Is high school football a news event or a commodity?

High school football games are played on publicly subsidized fields, and organized by publicly salaried coaches and athletic directors. Can a state’s high school athletic association sign away exclusive broadcast rights for these intrinsically public events to a single for-profit contractor?

The 7th U.S. Circuit Court of Appeals is poised to answer that question in the case of Wisconsin Interscholastic Athletic Association v. Gannett Co., argued earlier this month before a three-judge panel in Chicago.

The case originated when a Gannett newspaper in Appleton, Wis., live-streamed four local high school football games on its website. The WIAA had sold the rights to postseason games to a private vendor, American Hi-Fi, which demanded that the newspaper pay a licensing fee or cease airing the games.

In June 2010, a federal district judge sided with the athletic association and found no violation of the First Amendment or Equal Protection Clause in the exclusive webcasting arrangement. Gannett appealed, and its case was heard Jan. 14 before the Seventh Circuit.

While it is doubtful that James Madison was contemplating Internet streaming of the Quad-A semifinals while drafting the Bill of Rights, the broader constitutional principles at issue are significant — and fascinating.
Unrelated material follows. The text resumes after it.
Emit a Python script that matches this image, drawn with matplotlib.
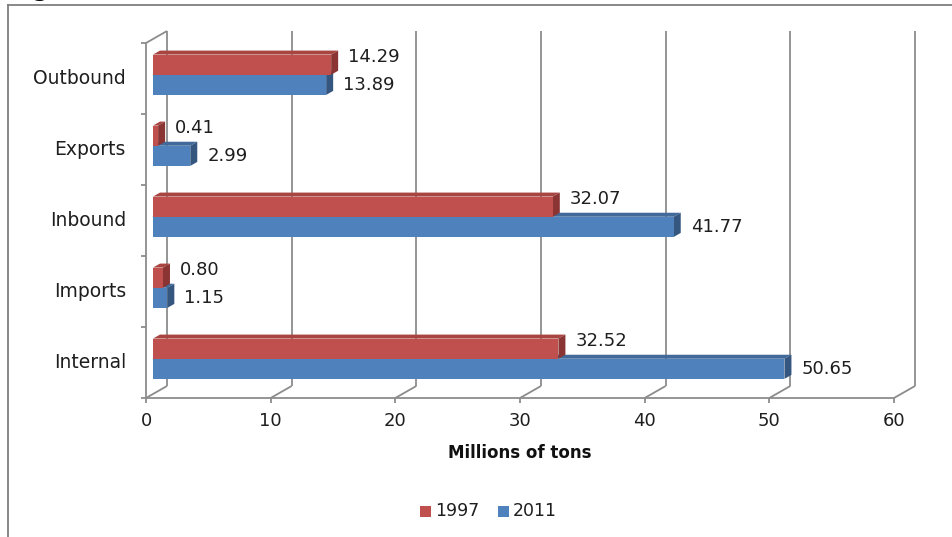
import numpy as np
import matplotlib
matplotlib.use("Agg")
import matplotlib.pyplot as plt
from matplotlib.patches import Polygon, Rectangle
from matplotlib.lines import Line2D

# freight flows, millions of tons
categories = ["Internal", "Imports", "Inbound", "Exports", "Outbound"]
values_1997 = [32.52, 0.80, 32.07, 0.41, 14.29]
values_2011 = [50.65, 1.15, 41.77, 2.99, 13.89]
x_ticks = [0, 10, 20, 30, 40, 50, 60]

RED = "#C0504D"
RED_TOP = "#A94541"
RED_SIDE = "#8A3533"
BLUE = "#4F81BD"
BLUE_TOP = "#41699A"
BLUE_SIDE = "#34567F"
GRID = "#8C8C8C"
TXT = "#1E1E1E"

W, H = 952, 537
fig = plt.figure(figsize=(W / 100, H / 100), dpi=100)

# front plane of the 3d plot area, in pixels
left, right, bottom, top = 146, 894, 398, 43
ax = fig.add_axes([left / W, (H - bottom) / H, (right - left) / W, (bottom - top) / H])
ax.set_xlim(0, 60)
ax.set_ylim(0, 5)
ax.axis("off")

# pixel -> data helpers
sx = 60 / (right - left)
sy = 5 / (bottom - top)
depth_x, depth_y = 21 * sx, 12 * sy      # wall depth
bar_x = 7 * sx                           # bars sit a bit behind the front plane
bar_dx, bar_dy = 7 * sx, 4 * sy          # bar depth


def line(xs, ys, **kw):
    ax.add_line(Line2D(xs, ys, color=GRID, lw=1.3, clip_on=False,
                       solid_capstyle="butt", zorder=1, **kw))


# back wall gridlines and floor diagonals
for t in x_ticks:
    line([t + depth_x, t + depth_x], [depth_y, 5 + depth_y])
    line([t, t + depth_x], [0, depth_y])
    line([t, t], [0, -5 * sy])
# front axis lines
line([0, 60], [0, 0])
line([0, 0], [0, 5])
line([0, depth_x], [5, 5 + depth_y])
for k in range(6):
    line([-5 * sx, 0], [k, k])


def bar3d(y0, h, v, front, topc, side, z):
    x0, x1 = bar_x, bar_x + v
    y1 = y0 + h
    ax.add_patch(Polygon([(x0, y1), (x1, y1), (x1 + bar_dx, y1 + bar_dy),
                          (x0 + bar_dx, y1 + bar_dy)], closed=True,
                         facecolor=topc, edgecolor="none", clip_on=False, zorder=z))
    ax.add_patch(Polygon([(x1, y0), (x1 + bar_dx, y0 + bar_dy),
                          (x1 + bar_dx, y1 + bar_dy), (x1, y1)], closed=True,
                         facecolor=side, edgecolor="none", clip_on=False, zorder=z))
    ax.add_patch(Rectangle((x0, y0), v, h, facecolor=front, edgecolor="none",
                           clip_on=False, zorder=z))


bh = 0.284
mid = 0.553
gap = 10 * sx
for i, cat in enumerate(categories):
    v97, v11 = values_1997[i], values_2011[i]
    bar3d(i + mid - bh, bh, v11, BLUE, BLUE_TOP, BLUE_SIDE, 3)
    bar3d(i + mid, bh, v97, RED, RED_TOP, RED_SIDE, 4)
    ax.text(bar_x + v97 + bar_dx + gap, i + mid + bh / 2 + 8 * sy, f"{v97:.2f}",
            fontsize=13, color=TXT, va="center", ha="left")
    ax.text(bar_x + v11 + bar_dx + gap, i + mid - bh / 2, f"{v11:.2f}",
            fontsize=13, color=TXT, va="center", ha="left")
    ax.text(-20 * sx, i + 0.5, cat, fontsize=13.5, color=TXT,
            va="center", ha="right")

for t in x_ticks:
    ax.text(t, -23 * sy, str(t), fontsize=13, color=TXT,
            ha="center", va="center")

ax.text(30, -55 * sy, "Millions of tons", fontsize=12,
        fontweight="bold", color="#111111", ha="center", va="center")

# legend
leg_y = (H - 511) / H
fig.patches.append(Rectangle((420 / W, leg_y - 5.5 / H), 11 / W, 11 / H,
                             transform=fig.transFigure, facecolor=RED,
                             edgecolor="none"))
fig.text(435 / W, leg_y, "1997", fontsize=12.5, color=TXT, va="center")
fig.patches.append(Rectangle((498 / W, leg_y - 5.5 / H), 11 / W, 11 / H,
                             transform=fig.transFigure, facecolor=BLUE,
                             edgecolor="none"))
fig.text(513 / W, leg_y, "2011", fontsize=12.5, color=TXT, va="center")

# chart frame
fig.add_artist(Line2D([7.5 / W, 7.5 / W], [0, (H - 4.5) / H], color="#7F7F7F",
                      lw=1.3, transform=fig.transFigure))
fig.add_artist(Line2D([7.5 / W, 1], [(H - 4.5) / H, (H - 4.5) / H],
                      color="#7F7F7F", lw=1.3, transform=fig.transFigure))

# caption above the chart, mostly cut off at the top edge
fig.text(10 / W, (H + 3) / H, "Figure", fontsize=16, fontweight="bold",
         color="black", va="baseline", ha="left")

fig.savefig("out.png", dpi=100, facecolor="white")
Gannett, represented by prominent media-law expert Robert Dreps, argues that a high school football game is fundamentally a news event. While the government may impose some rational limitations on broadcasters for logistical reasons — e.g., limiting the number of camera crews in a small courtroom — it may not condition the exercise of First Amendment rights on the ability to pay, or make discriminatory distinctions between otherwise-comparable media entities. Once it is established that there is no logistical reason to preclude Gannett from having cameras at the game, then the government may not dictate what scenes from the game, or how much of it, Gannett decides is newsworthy.

The WIAA and American Hi-Fi say all this hifalutin talk about freedom of the press and newsworthiness is hogwash, and that there’s a big difference between covering a news event journalistically versus offering the entire event as entertainment viewing. So far, the courts have agreed with them.
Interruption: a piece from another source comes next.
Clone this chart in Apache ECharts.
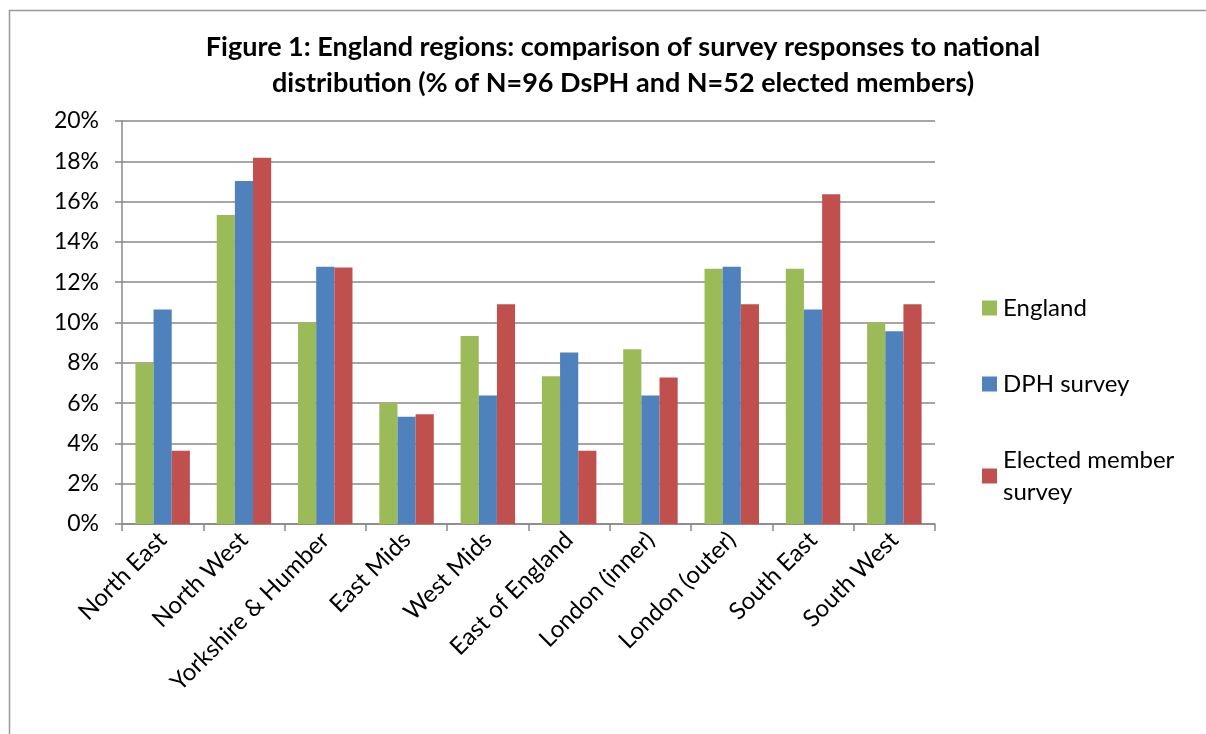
<!DOCTYPE html>
<html><head><meta charset="utf-8">
<script src="https://cdn.jsdelivr.net/npm/echarts@6/dist/echarts.min.js"></script>
<style>html,body{margin:0;padding:0;background:#fff}#c{width:1206px;height:734px}</style>
</head><body><div id="c"></div>
<script>
const categories = ["North East","North West","Yorkshire & Humber","East Mids","West Mids","East of England","London (inner)","London (outer)","South East","South West"];
const england = [8.00,15.33,10.00,6.00,9.33,7.33,8.67,12.67,12.67,10.00];
const dph = [10.64,17.02,12.77,5.32,6.38,8.51,6.38,12.77,10.64,9.57];
const elected = [3.64,18.18,12.73,5.45,10.91,3.64,7.27,10.91,16.36,10.91];
const seriesNames = ["England","DPH survey","Elected member survey"];
const colors = ["#9BBB59","#4F81BD","#C0504D"];
const fontFam = "Lato, 'Open Sans', sans-serif";

const chart = echarts.init(document.getElementById('c'));
const mk = (name, data, color) => ({
  name, type:'bar', data, barGap:'0%', barCategoryGap:'33%',
  itemStyle:{color}, emphasis:{disabled:true}
});
chart.setOption({
  animation:false,
  textStyle:{fontFamily:fontFam, color:'#000'},
  graphic:[{type:'rect', shape:{x:9.5,y:10.5,width:1210,height:740}, style:{fill:'none',stroke:'#999',lineWidth:1.5}, silent:true}],
  title:{
    text:'Figure 1: England regions: comparison of survey responses to national\ndistribution (% of N=96 DsPH and N=52 elected members)',
    left:618, textAlign:'center', top:24,
    textStyle:{fontSize:27, fontWeight:'bold', lineHeight:36, fontFamily:fontFam, color:'#000'}
  },
  legend:{
    orient:'vertical', left:977, top:287, itemWidth:15, itemHeight:15, itemGap:44,
    icon:'rect',
    data:seriesNames,
    formatter: n => n === 'Elected member survey' ? 'Elected member\nsurvey' : n,
    textStyle:{fontSize:24, lineHeight:32, fontFamily:fontFam, color:'#000', padding:[0,0,0,1]}
  },
  grid:{left:122, right:271, top:121, bottom:210, containLabel:false},
  xAxis:{
    type:'category', data:categories,
    axisLine:{lineStyle:{color:'#888', width:1.5}},
    axisTick:{show:true, alignWithLabel:false, length:7, lineStyle:{color:'#888', width:1.5}},
    axisLabel:{rotate:45, fontSize:24, color:'#000', fontFamily:fontFam, margin:12, interval:0}
  },
  yAxis:{
    type:'value', min:0, max:20, interval:2,
    axisLine:{show:true, lineStyle:{color:'#888', width:1.5}},
    axisTick:{show:true, inside:false, length:7, lineStyle:{color:'#888', width:1.5}},
    splitLine:{lineStyle:{color:'#888', width:1.5}},
    axisLabel:{formatter:'{value}%', fontSize:23, color:'#000', fontFamily:fontFam, margin:23}
  },
  series:[mk(seriesNames[0], england, colors[0]), mk(seriesNames[1], dph, colors[1]), mk(seriesNames[2], elected, colors[2])]
});
</script></body></html>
Notably, the WIAA policy at issue did not merely ban the webcasting of complete games; it purported to ban the distribution of any video clip longer than two minutes, in any medium and for any purpose. The district court was able to discount what Gannett wants to do as a profit-seeking entertainment enterprise rather than journalism. But there are times when a more indisputably journalistic use (such as a documentary film, for instance) might require more than a two-minute snippet.

If the appeals court affirms the lower court’s relatively narrow ruling in favor of the athletic association, it still will not answer the more salient question for routine journalistic coverage: namely,whether the Constitution prohibits seemingly arbitrary limits on the length of highlight clips and the duration for which clips can remain web-posted. That is an issue with far broader implications beyond Wisconsin high schools, as big-time college conferences are increasingly imposing some of the same restrictions on the media’s use of images from their sporting events.